After much speculation, US technology site Cnet has bought Silicon.com. The deal brings to an end Silicon’s rollercoaster ride over the past four years since its launch. It is looking likely that the Silicon.com brand will continue and that European news coverage of Cnet will be boosted by the deal, which will also see a number of editorial staff laid off. Last month, there was talk that Cnet had offered upwards of £30m to buy the site which, at the height of dot.com boom, was worth nearly £1bn.
Independent technology website The Register (www.theregister.co.uk) is planning to become an internet service provider (ISP). The company behind Register, Situation Publishing, is teaming up with Affinity Internet to offer the aptly named Vulture Capitalist ISP – vcisp.net. It is always good to see that there are still a few independents out there who, without any huge backing, constantly deliver a good service to their target audience. The Register has never been cash rich, but has built up a solid reputation for offering accessible online news.
For every new ISP that comes along, another closes. Vizzavi, a venture between Vodafone and Vivendi, will be shut from the end of October and is encouraging its users to switch to Virgin. It says its mobile services will continue but being an ISP no longer fits in with its strategy. Vizzavi stopped accepting new subscribers several months ago, but for those who signed up and use the service having to switch ISPs and then change e-mail address will of course be a real hassle.
The Press Association has enhanced its range of digital news feeds with a new Hollywood news service. PA will be offering its customers at least five stories each weekday covering showbiz news from Hollywood.

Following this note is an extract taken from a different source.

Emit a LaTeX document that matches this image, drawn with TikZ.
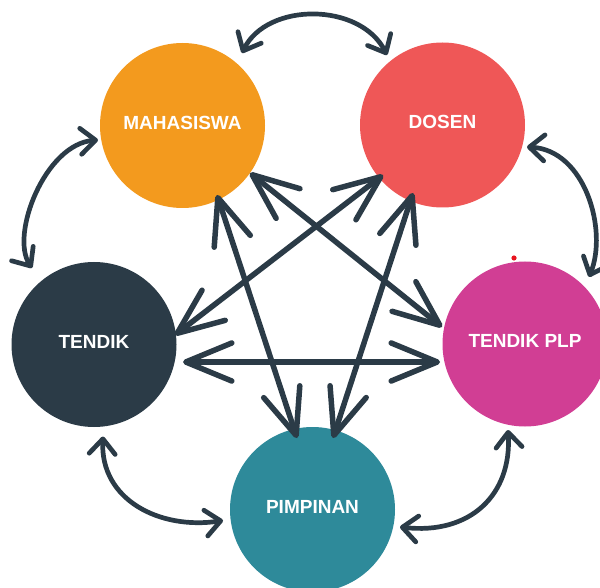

If, like me, you have a number of internet domain names that are coming up for renewal and you want to save money, then GoDaddy (www.godaddy.com) is probably the cheapest place to transfer them. For around £5 GoDaddy will extend the registration period of a .com, .net or. org by a year and also offer forwarding of the domain to an address of your choice. The only additional cost is an e-mail forwarding for the domain which costs 60p a year. For those not needing any frills, the GoDaddy service is certainly a bargain.
Google continues its domination of the search world and is now the default search option for AOL and its various online properties including aol.co.uk, CompuServe and Netscape sites and services.